::: Collected material
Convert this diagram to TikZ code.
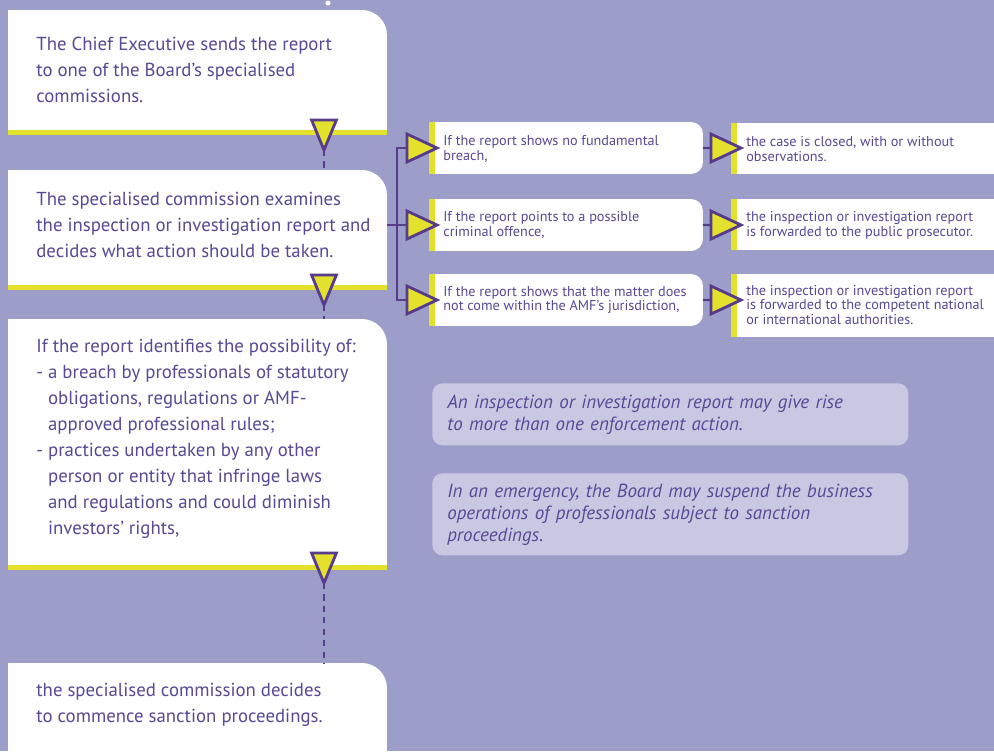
\documentclass[tikz,border=0pt]{standalone}
\usepackage{fontspec}
\setmainfont{PT Sans}
\usepackage{tikz}
\usetikzlibrary{shapes.geometric,positioning,calc}

\definecolor{bgpurple}{RGB}{157,157,201}
\definecolor{txtpurple}{RGB}{88,72,150}
\definecolor{edgepurple}{RGB}{88,60,140}
\definecolor{markyellow}{RGB}{228,225,44}
\definecolor{notefill}{RGB}{200,200,226}

\tikzset{
  stagebox/.style={rectangle, inner sep=0pt, outer sep=0pt, minimum width=7.58cm, anchor=north west},
  casebox/.style={rectangle, inner sep=0pt, outer sep=0pt, minimum width=5.48cm, minimum height=1.04cm, anchor=north west},
  outbox/.style={rectangle, inner sep=0pt, outer sep=0pt, minimum width=5.26cm, anchor=north west},
  bigtext/.style={anchor=west, align=left, inner sep=0pt, text=txtpurple, font=\fontsize{10.7}{14.8}\selectfont},
  smalltext/.style={anchor=west, align=left, inner sep=0pt, text=txtpurple, font=\fontsize{8.1}{8.4}\selectfont},
  notebox/.style={anchor=north west, rounded corners=0.2cm, fill=notefill, minimum width=9.52cm, text width=8.92cm,
    inner xsep=0.3cm, inner ysep=0pt, align=left, text=txtpurple, font=\fontsize{10.8}{12.5}\selectfont\itshape},
  downmark/.style={isosceles triangle, isosceles triangle apex angle=45, shape border rotate=-90, draw=edgepurple,
    fill=markyellow, line width=1.6pt, inner sep=0pt, outer sep=0pt, minimum height=0.6cm, anchor=apex},
  rightmark/.style={downmark, isosceles triangle apex angle=50, shape border rotate=0},
  link/.style={draw=edgepurple, line width=1.3pt},
  dashlink/.style={draw=edgepurple, line width=1pt, dash pattern=on 3.5pt off 3pt},
}

\begin{document}
\begin{tikzpicture}[x=0.02cm, y=-0.02cm]
  \useasboundingbox (0,0) rectangle (994,751);
  \fill[bgpurple] (0,0) rectangle (994,751);
  \fill[white] (328,3) circle (0.05cm);

  % left column
  \node[stagebox, minimum height=2.4cm] (chief) at (8,10) {};
  \node[stagebox, minimum height=2.3cm] (exam) at (8,170) {};
  \node[stagebox, minimum height=4.92cm] (breach) at (8,319) {};
  \node[stagebox, minimum height=1.76cm] (sanction) at (8,663) {};
  \foreach \b in {chief,exam,breach,sanction}{
    \fill[white] (\b.south west) -- (\b.north west) -- ([xshift=-0.5cm]\b.north east)
      arc[start angle=90, end angle=0, radius=0.5cm] -- (\b.south east) -- cycle;
  }
  \foreach \b in {chief,exam,breach}
    \fill[markyellow] (\b.south west) rectangle ++(379,5);

  \node[bigtext] (chieftext) at (36,70) {The Chief Executive sends the report\\to one of the Board's specialised\\commissions.};
  \node[bigtext] (examtext) at (36,225) {The specialised commission examines\\the inspection or investigation report and\\decides what action should be taken.};
  \node[bigtext] (breachtext) at (36,439) {If the report identifies the possibility of:\\
    - a breach by professionals of statutory\\
    \hphantom{-}\ obligations, regulations or AMF-\\
    \hphantom{-}\ approved professional rules;\\
    - practices undertaken by any other\\
    \hphantom{-}\ person or entity that infringe laws\\
    \hphantom{-}\ and regulations and could diminish\\
    \hphantom{-}\ investors' rights,};
  \node[bigtext] (sanctiontext) at (36,705) {the specialised commission decides\\to commence sanction proceedings.};

  % middle column: the cases
  \node[casebox] (case1) at (429,122) {};
  \node[casebox] (case2) at (429,199) {};
  \node[casebox] (case3) at (429,274) {};
  \foreach \b in {case1,case2,case3}{
    \fill[white] (\b.south west) -- (\b.north west) -- ([xshift=-0.24cm]\b.north east)
      arc[start angle=90, end angle=0, radius=0.24cm] -- ([yshift=0.24cm]\b.south east)
      arc[start angle=0, end angle=-90, radius=0.24cm] -- cycle;
    \fill[markyellow] (\b.north west) rectangle ++(6,52);
  }
  \node[smalltext] (case1text) at (443,149) {If the report shows no fundamental\\breach,};
  \node[smalltext] (case2text) at (443,225) {If the report points to a possible\\criminal offence,};
  \node[smalltext] (case3text) at (443,300) {If the report shows that the matter does\\not come within the AMF's jurisdiction,};

  % right column: the outcomes
  \node[outbox, minimum height=1.02cm] (out1) at (731,123) {};
  \node[outbox, minimum height=1.02cm] (out2) at (731,199) {};
  \node[outbox, minimum height=1.26cm] (out3) at (731,274) {};
  \foreach \b in {out1,out2,out3}{
    \fill[white] (\b.north west) rectangle (\b.south east);
    \fill[markyellow] (\b.north west) rectangle ([xshift=0.12cm]\b.south west);
  }
  \node[smalltext] (out1text) at (746,149) {the case is closed, with or without\\observations.};
  \node[smalltext] (out2text) at (746,225) {the inspection or investigation report\\is forwarded to the public prosecutor.};
  \node[smalltext] (out3text) at (746,305) {the inspection or investigation report\\is forwarded to the competent national\\or international authorities.};

  % notes
  \node[notebox, minimum height=1.24cm] (note1) at (432,383) {An inspection or investigation report may give rise\\to more than one enforcement action.};
  \node[notebox, minimum height=1.64cm] (note2) at (432,473) {In an emergency, the Board may suspend the business\\operations of professionals subject to sanction\\proceedings.};

  % markers
  \node[downmark] (drop1) at (324,150) {};
  \node[downmark] (drop2) at (324,305) {};
  \node[downmark] (drop3) at (324,583) {};
  \node[rightmark] (case1in) at (437,148) {};
  \node[rightmark] (case2in) at (437,225) {};
  \node[rightmark] (case3in) at (437,300) {};
  \node[rightmark] (out1in) at (741,148) {};
  \node[rightmark] (out2in) at (741,225) {};
  \node[rightmark] (out3in) at (741,300) {};

  % connectors
  \draw[dashlink] (drop1.apex) -- (drop1.apex |- exam.north);
  \draw[dashlink] (drop2.apex) -- (drop2.apex |- breach.north);
  \draw[dashlink] (drop3.apex) -- (drop3.apex |- sanction.north);
  \coordinate (fork) at (397,225);
  \draw[link] (exam.east |- fork) -- (fork);
  \draw[link] (fork) |- (case1in.west);
  \draw[link] (fork) -- (case2in.west);
  \draw[link] (fork) |- (case3in.west);
  \draw[link] (case1.east) -- (out1in.west);
  \draw[link] (case2.east) -- (out2in.west);
  \draw[link] (case3.east) -- (out3in.west);
\end{tikzpicture}
\end{document}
::::::
## Task objective
Repeat the full listing above exactly, with no pictures in the copy.

## Exercise solution
Convert this diagram to TikZ code.
\documentclass[tikz,border=0pt]{standalone}
\usepackage{fontspec}
\setmainfont{PT Sans}
\usepackage{tikz}
\usetikzlibrary{shapes.geometric,positioning,calc}

\definecolor{bgpurple}{RGB}{157,157,201}
\definecolor{txtpurple}{RGB}{88,72,150}
\definecolor{edgepurple}{RGB}{88,60,140}
\definecolor{markyellow}{RGB}{228,225,44}
\definecolor{notefill}{RGB}{200,200,226}

\tikzset{
  stagebox/.style={rectangle, inner sep=0pt, outer sep=0pt, minimum width=7.58cm, anchor=north west},
  casebox/.style={rectangle, inner sep=0pt, outer sep=0pt, minimum width=5.48cm, minimum height=1.04cm, anchor=north west},
  outbox/.style={rectangle, inner sep=0pt, outer sep=0pt, minimum width=5.26cm, anchor=north west},
  bigtext/.style={anchor=west, align=left, inner sep=0pt, text=txtpurple, font=\fontsize{10.7}{14.8}\selectfont},
  smalltext/.style={anchor=west, align=left, inner sep=0pt, text=txtpurple, font=\fontsize{8.1}{8.4}\selectfont},
  notebox/.style={anchor=north west, rounded corners=0.2cm, fill=notefill, minimum width=9.52cm, text width=8.92cm,
    inner xsep=0.3cm, inner ysep=0pt, align=left, text=txtpurple, font=\fontsize{10.8}{12.5}\selectfont\itshape},
  downmark/.style={isosceles triangle, isosceles triangle apex angle=45, shape border rotate=-90, draw=edgepurple,
    fill=markyellow, line width=1.6pt, inner sep=0pt, outer sep=0pt, minimum height=0.6cm, anchor=apex},
  rightmark/.style={downmark, isosceles triangle apex angle=50, shape border rotate=0},
  link/.style={draw=edgepurple, line width=1.3pt},
  dashlink/.style={draw=edgepurple, line width=1pt, dash pattern=on 3.5pt off 3pt},
}

\begin{document}
\begin{tikzpicture}[x=0.02cm, y=-0.02cm]
  \useasboundingbox (0,0) rectangle (994,751);
  \fill[bgpurple] (0,0) rectangle (994,751);
  \fill[white] (328,3) circle (0.05cm);

  % left column
  \node[stagebox, minimum height=2.4cm] (chief) at (8,10) {};
  \node[stagebox, minimum height=2.3cm] (exam) at (8,170) {};
  \node[stagebox, minimum height=4.92cm] (breach) at (8,319) {};
  \node[stagebox, minimum height=1.76cm] (sanction) at (8,663) {};
  \foreach \b in {chief,exam,breach,sanction}{
    \fill[white] (\b.south west) -- (\b.north west) -- ([xshift=-0.5cm]\b.north east)
      arc[start angle=90, end angle=0, radius=0.5cm] -- (\b.south east) -- cycle;
  }
  \foreach \b in {chief,exam,breach}
    \fill[markyellow] (\b.south west) rectangle ++(379,5);

  \node[bigtext] (chieftext) at (36,70) {The Chief Executive sends the report\\to one of the Board's specialised\\commissions.};
  \node[bigtext] (examtext) at (36,225) {The specialised commission examines\\the inspection or investigation report and\\decides what action should be taken.};
  \node[bigtext] (breachtext) at (36,439) {If the report identifies the possibility of:\\
    - a breach by professionals of statutory\\
    \hphantom{-}\ obligations, regulations or AMF-\\
    \hphantom{-}\ approved professional rules;\\
    - practices undertaken by any other\\
    \hphantom{-}\ person or entity that infringe laws\\
    \hphantom{-}\ and regulations and could diminish\\
    \hphantom{-}\ investors' rights,};
  \node[bigtext] (sanctiontext) at (36,705) {the specialised commission decides\\to commence sanction proceedings.};

  % middle column: the cases
  \node[casebox] (case1) at (429,122) {};
  \node[casebox] (case2) at (429,199) {};
  \node[casebox] (case3) at (429,274) {};
  \foreach \b in {case1,case2,case3}{
    \fill[white] (\b.south west) -- (\b.north west) -- ([xshift=-0.24cm]\b.north east)
      arc[start angle=90, end angle=0, radius=0.24cm] -- ([yshift=0.24cm]\b.south east)
      arc[start angle=0, end angle=-90, radius=0.24cm] -- cycle;
    \fill[markyellow] (\b.north west) rectangle ++(6,52);
  }
  \node[smalltext] (case1text) at (443,149) {If the report shows no fundamental\\breach,};
  \node[smalltext] (case2text) at (443,225) {If the report points to a possible\\criminal offence,};
  \node[smalltext] (case3text) at (443,300) {If the report shows that the matter does\\not come within the AMF's jurisdiction,};

  % right column: the outcomes
  \node[outbox, minimum height=1.02cm] (out1) at (731,123) {};
  \node[outbox, minimum height=1.02cm] (out2) at (731,199) {};
  \node[outbox, minimum height=1.26cm] (out3) at (731,274) {};
  \foreach \b in {out1,out2,out3}{
    \fill[white] (\b.north west) rectangle (\b.south east);
    \fill[markyellow] (\b.north west) rectangle ([xshift=0.12cm]\b.south west);
  }
  \node[smalltext] (out1text) at (746,149) {the case is closed, with or without\\observations.};
  \node[smalltext] (out2text) at (746,225) {the inspection or investigation report\\is forwarded to the public prosecutor.};
  \node[smalltext] (out3text) at (746,305) {the inspection or investigation report\\is forwarded to the competent national\\or international authorities.};

  % notes
  \node[notebox, minimum height=1.24cm] (note1) at (432,383) {An inspection or investigation report may give rise\\to more than one enforcement action.};
  \node[notebox, minimum height=1.64cm] (note2) at (432,473) {In an emergency, the Board may suspend the business\\operations of professionals subject to sanction\\proceedings.};

  % markers
  \node[downmark] (drop1) at (324,150) {};
  \node[downmark] (drop2) at (324,305) {};
  \node[downmark] (drop3) at (324,583) {};
  \node[rightmark] (case1in) at (437,148) {};
  \node[rightmark] (case2in) at (437,225) {};
  \node[rightmark] (case3in) at (437,300) {};
  \node[rightmark] (out1in) at (741,148) {};
  \node[rightmark] (out2in) at (741,225) {};
  \node[rightmark] (out3in) at (741,300) {};

  % connectors
  \draw[dashlink] (drop1.apex) -- (drop1.apex |- exam.north);
  \draw[dashlink] (drop2.apex) -- (drop2.apex |- breach.north);
  \draw[dashlink] (drop3.apex) -- (drop3.apex |- sanction.north);
  \coordinate (fork) at (397,225);
  \draw[link] (exam.east |- fork) -- (fork);
  \draw[link] (fork) |- (case1in.west);
  \draw[link] (fork) -- (case2in.west);
  \draw[link] (fork) |- (case3in.west);
  \draw[link] (case1.east) -- (out1in.west);
  \draw[link] (case2.east) -- (out2in.west);
  \draw[link] (case3.east) -- (out3in.west);
\end{tikzpicture}
\end{document}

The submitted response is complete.